## REQUIREMENT
Write out the data below in full, unchanged, minus the images.

== INFORMATION PROVIDED ==

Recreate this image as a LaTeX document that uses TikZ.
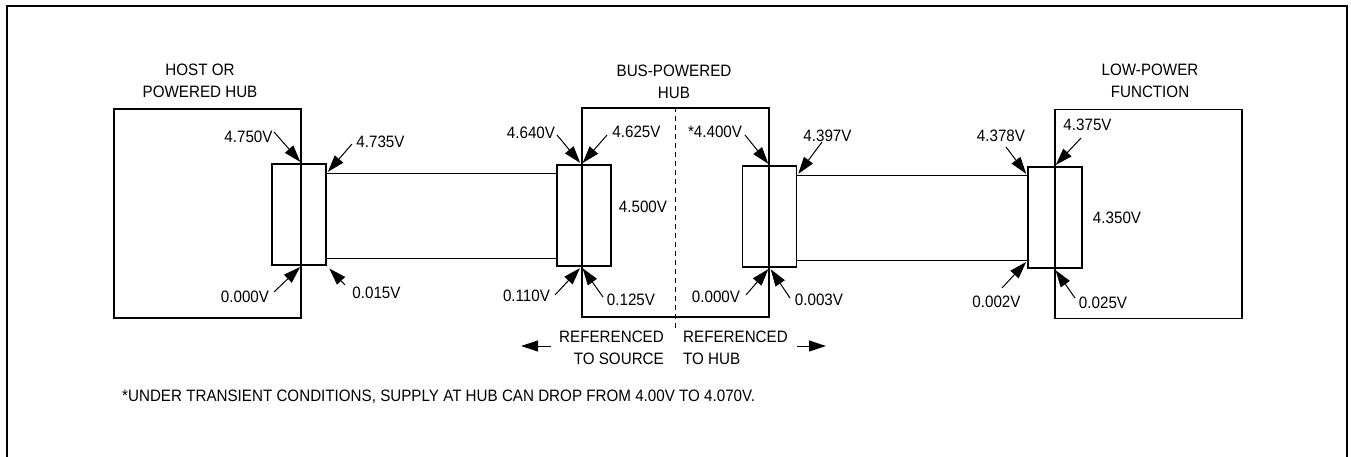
\documentclass[tikz,border=0pt]{standalone}
\usepackage{fontspec}
\setmainfont{Liberation Sans}[FakeStretch=0.92]
\usetikzlibrary{arrows.meta,calc}

\begin{document}
\begin{tikzpicture}[x=1pt, y=-1pt, >={Triangle[length=17pt,width=11pt]}]
  \tikzstyle{unit}=[draw, line width=1.2pt, minimum width=187pt, minimum height=209pt, inner sep=0pt]
  \tikzstyle{conn}=[draw, line width=1.2pt, minimum width=54pt, minimum height=101pt, inner sep=0pt]
  \tikzstyle{lbl}=[inner sep=0pt, font=\fontsize{16.5}{22.5}\selectfont]
  \tikzstyle{volt}=[->, line width=1pt, shorten >=2pt]
  \tikzstyle{cable}=[line width=1pt]
  \useasboundingbox (0,0) rectangle (1351,457);
  % outer frame
  \draw[line width=2.5pt] (7,460) -- (7,6) -- (1347,6) -- (1347,460);

  % units and connectors
  \node[unit] (host) at (207.5,213.5) {};
  \node[unit] (bphub) at (675.5,212.5) {};
  \node[unit] (lp) at (1148.5,214) {};
  \node[conn] (hostconn) at (299,214.5) {};
  \node[conn] (bpin) at (584,215.5) {};
  \node[conn] (bpout) at (769.5,216.5) {};
  \node[conn] (lpconn) at (1055,217.5) {};

  % cables
  \coordinate (c1t) at ($(hostconn.north east)+(0,10)$);
  \coordinate (c1b) at ($(hostconn.south east)+(0,-7)$);
  \coordinate (c2t) at ($(bpout.north east)+(0,10)$);
  \coordinate (c2b) at ($(bpout.south east)+(0,-7)$);
  \draw[cable] (c1t) -- (bpin.west |- c1t);
  \draw[cable] (c1b) -- (bpin.west |- c1b);
  \draw[cable] (c2t) -- (lpconn.west |- c2t);
  \draw[cable] (c2b) -- (lpconn.west |- c2b);
  \coordinate (divend) at ($(bphub.south)+(0,11)$);
  \draw[line width=1pt, dash pattern=on 5pt off 4pt] (bphub.north) -- (divend);

  % titles
  \node[lbl, align=center] (hosttitle) at (200,81) {HOST OR\\POWERED HUB};
  \node[lbl, align=center] (bptitle) at (674,82) {BUS-POWERED\\HUB};
  \node[lbl, align=center] (lptitle) at (1150,81) {LOW-POWER\\FUNCTION};

  % host side
  \node[lbl] (h4750) at (248.5,137) {4.750V};
  \node[lbl] (h4735) at (380.5,142) {4.735V};
  \node[lbl] (h0000) at (245,297) {0.000V};
  \node[lbl] (h0015) at (376.5,293) {0.015V};
  \coordinate (h4750t) at (274,132);
  \coordinate (h4735t) at (352,144);
  \coordinate (h0000t) at (274,292);
  \coordinate (h0015t) at (345,285);
  \draw[volt] (h4750t) -- (host.east |- hostconn.north);
  \draw[volt] (h4735t) -- (c1t);
  \draw[volt] (h0000t) -- (host.east |- hostconn.south);
  \draw[volt, shorten >=4pt] (h0015t) -- (hostconn.south east);

  % bus-powered hub, upstream
  \node[lbl] (b4640) at (531,133) {4.640V};
  \node[lbl] (b4625) at (636.5,132) {4.625V};
  \node[lbl] (b0110) at (526.5,296) {0.110V};
  \node[lbl] (b0125) at (631,300) {0.125V};
  \node[lbl] (b4500) at (643,207) {4.500V};
  \coordinate (b4640t) at (557,135);
  \coordinate (b4625t) at (607,135);
  \coordinate (b0110t) at (555,295);
  \coordinate (b0125t) at (603,297);
  \draw[volt] (b4640t) -- (bphub.west |- bpin.north);
  \draw[volt] (b4625t) -- (bphub.west |- bpin.north);
  \draw[volt] (b0110t) -- (bphub.west |- bpin.south);
  \draw[volt] (b0125t) -- (bphub.west |- bpin.south);

  % bus-powered hub, downstream
  \node[lbl] (b4400) at (715,132) {*4.400V};
  \node[lbl] (b4397) at (827.5,136) {4.397V};
  \node[lbl] (b0000) at (716,297) {0.000V};
  \node[lbl] (b0003) at (819,300) {0.003V};
  \coordinate (b4400t) at (745,135);
  \coordinate (b4397t) at (822,142);
  \coordinate (b0000t) at (746,295);
  \coordinate (b0003t) at (790,298);
  \draw[volt] (b4400t) -- (bphub.east |- bpout.north);
  \draw[volt] (b4397t) -- (c2t);
  \draw[volt] (b0000t) -- (bphub.east |- bpout.south);
  \draw[volt] (b0003t) -- (bphub.east |- bpout.south);

  % low-power function
  \node[lbl] (f4378) at (1001,136) {4.378V};
  \node[lbl] (f4375) at (1087.5,125) {4.375V};
  \node[lbl] (f4350) at (1117,218) {4.350V};
  \node[lbl] (f0002) at (996.5,302) {0.002V};
  \node[lbl] (f0025) at (1103,303) {0.025V};
  \coordinate (f4378t) at (1006,147);
  \coordinate (f4375t) at (1081,138);
  \coordinate (f0002t) at (1002,288);
  \coordinate (f0025t) at (1075,298);
  \draw[volt] (f4378t) -- (lpconn.west |- c2t);
  \draw[volt] (f4375t) -- (lp.west |- lpconn.north);
  \draw[volt] (f0002t) -- (lpconn.west |- c2b);
  \draw[volt] (f0025t) -- (lp.west |- lpconn.south);

  % reference sides
  \node[lbl, align=right, anchor=east] (refsrc) at (664,348) {REFERENCED\\TO SOURCE};
  \node[lbl, align=left, anchor=west] (refhub) at (683,348) {REFERENCED\\TO HUB};
  \coordinate (srctip) at (521,346);
  \coordinate (hubtip) at (826,346);
  \draw[->, line width=1pt] ([xshift=-8pt, yshift=2pt]refsrc.west) -- (srctip);
  \draw[->, line width=1pt] (797,346) -- (hubtip);

  % footnote
  \node[lbl, anchor=west] (note) at (122,397) {*UNDER TRANSIENT CONDITIONS, SUPPLY AT HUB CAN DROP FROM 4.00V TO 4.070V.};
\end{tikzpicture}
\end{document}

===

## WRITTEN REPLY
Recreate this image as a LaTeX document that uses TikZ.
\documentclass[tikz,border=0pt]{standalone}
\usepackage{fontspec}
\setmainfont{Liberation Sans}[FakeStretch=0.92]
\usetikzlibrary{arrows.meta,calc}

\begin{document}
\begin{tikzpicture}[x=1pt, y=-1pt, >={Triangle[length=17pt,width=11pt]}]
  \tikzstyle{unit}=[draw, line width=1.2pt, minimum width=187pt, minimum height=209pt, inner sep=0pt]
  \tikzstyle{conn}=[draw, line width=1.2pt, minimum width=54pt, minimum height=101pt, inner sep=0pt]
  \tikzstyle{lbl}=[inner sep=0pt, font=\fontsize{16.5}{22.5}\selectfont]
  \tikzstyle{volt}=[->, line width=1pt, shorten >=2pt]
  \tikzstyle{cable}=[line width=1pt]
  \useasboundingbox (0,0) rectangle (1351,457);
  % outer frame
  \draw[line width=2.5pt] (7,460) -- (7,6) -- (1347,6) -- (1347,460);

  % units and connectors
  \node[unit] (host) at (207.5,213.5) {};
  \node[unit] (bphub) at (675.5,212.5) {};
  \node[unit] (lp) at (1148.5,214) {};
  \node[conn] (hostconn) at (299,214.5) {};
  \node[conn] (bpin) at (584,215.5) {};
  \node[conn] (bpout) at (769.5,216.5) {};
  \node[conn] (lpconn) at (1055,217.5) {};

  % cables
  \coordinate (c1t) at ($(hostconn.north east)+(0,10)$);
  \coordinate (c1b) at ($(hostconn.south east)+(0,-7)$);
  \coordinate (c2t) at ($(bpout.north east)+(0,10)$);
  \coordinate (c2b) at ($(bpout.south east)+(0,-7)$);
  \draw[cable] (c1t) -- (bpin.west |- c1t);
  \draw[cable] (c1b) -- (bpin.west |- c1b);
  \draw[cable] (c2t) -- (lpconn.west |- c2t);
  \draw[cable] (c2b) -- (lpconn.west |- c2b);
  \coordinate (divend) at ($(bphub.south)+(0,11)$);
  \draw[line width=1pt, dash pattern=on 5pt off 4pt] (bphub.north) -- (divend);

  % titles
  \node[lbl, align=center] (hosttitle) at (200,81) {HOST OR\\POWERED HUB};
  \node[lbl, align=center] (bptitle) at (674,82) {BUS-POWERED\\HUB};
  \node[lbl, align=center] (lptitle) at (1150,81) {LOW-POWER\\FUNCTION};

  % host side
  \node[lbl] (h4750) at (248.5,137) {4.750V};
  \node[lbl] (h4735) at (380.5,142) {4.735V};
  \node[lbl] (h0000) at (245,297) {0.000V};
  \node[lbl] (h0015) at (376.5,293) {0.015V};
  \coordinate (h4750t) at (274,132);
  \coordinate (h4735t) at (352,144);
  \coordinate (h0000t) at (274,292);
  \coordinate (h0015t) at (345,285);
  \draw[volt] (h4750t) -- (host.east |- hostconn.north);
  \draw[volt] (h4735t) -- (c1t);
  \draw[volt] (h0000t) -- (host.east |- hostconn.south);
  \draw[volt, shorten >=4pt] (h0015t) -- (hostconn.south east);

  % bus-powered hub, upstream
  \node[lbl] (b4640) at (531,133) {4.640V};
  \node[lbl] (b4625) at (636.5,132) {4.625V};
  \node[lbl] (b0110) at (526.5,296) {0.110V};
  \node[lbl] (b0125) at (631,300) {0.125V};
  \node[lbl] (b4500) at (643,207) {4.500V};
  \coordinate (b4640t) at (557,135);
  \coordinate (b4625t) at (607,135);
  \coordinate (b0110t) at (555,295);
  \coordinate (b0125t) at (603,297);
  \draw[volt] (b4640t) -- (bphub.west |- bpin.north);
  \draw[volt] (b4625t) -- (bphub.west |- bpin.north);
  \draw[volt] (b0110t) -- (bphub.west |- bpin.south);
  \draw[volt] (b0125t) -- (bphub.west |- bpin.south);

  % bus-powered hub, downstream
  \node[lbl] (b4400) at (715,132) {*4.400V};
  \node[lbl] (b4397) at (827.5,136) {4.397V};
  \node[lbl] (b0000) at (716,297) {0.000V};
  \node[lbl] (b0003) at (819,300) {0.003V};
  \coordinate (b4400t) at (745,135);
  \coordinate (b4397t) at (822,142);
  \coordinate (b0000t) at (746,295);
  \coordinate (b0003t) at (790,298);
  \draw[volt] (b4400t) -- (bphub.east |- bpout.north);
  \draw[volt] (b4397t) -- (c2t);
  \draw[volt] (b0000t) -- (bphub.east |- bpout.south);
  \draw[volt] (b0003t) -- (bphub.east |- bpout.south);

  % low-power function
  \node[lbl] (f4378) at (1001,136) {4.378V};
  \node[lbl] (f4375) at (1087.5,125) {4.375V};
  \node[lbl] (f4350) at (1117,218) {4.350V};
  \node[lbl] (f0002) at (996.5,302) {0.002V};
  \node[lbl] (f0025) at (1103,303) {0.025V};
  \coordinate (f4378t) at (1006,147);
  \coordinate (f4375t) at (1081,138);
  \coordinate (f0002t) at (1002,288);
  \coordinate (f0025t) at (1075,298);
  \draw[volt] (f4378t) -- (lpconn.west |- c2t);
  \draw[volt] (f4375t) -- (lp.west |- lpconn.north);
  \draw[volt] (f0002t) -- (lpconn.west |- c2b);
  \draw[volt] (f0025t) -- (lp.west |- lpconn.south);

  % reference sides
  \node[lbl, align=right, anchor=east] (refsrc) at (664,348) {REFERENCED\\TO SOURCE};
  \node[lbl, align=left, anchor=west] (refhub) at (683,348) {REFERENCED\\TO HUB};
  \coordinate (srctip) at (521,346);
  \coordinate (hubtip) at (826,346);
  \draw[->, line width=1pt] ([xshift=-8pt, yshift=2pt]refsrc.west) -- (srctip);
  \draw[->, line width=1pt] (797,346) -- (hubtip);

  % footnote
  \node[lbl, anchor=west] (note) at (122,397) {*UNDER TRANSIENT CONDITIONS, SUPPLY AT HUB CAN DROP FROM 4.00V TO 4.070V.};
\end{tikzpicture}
\end{document}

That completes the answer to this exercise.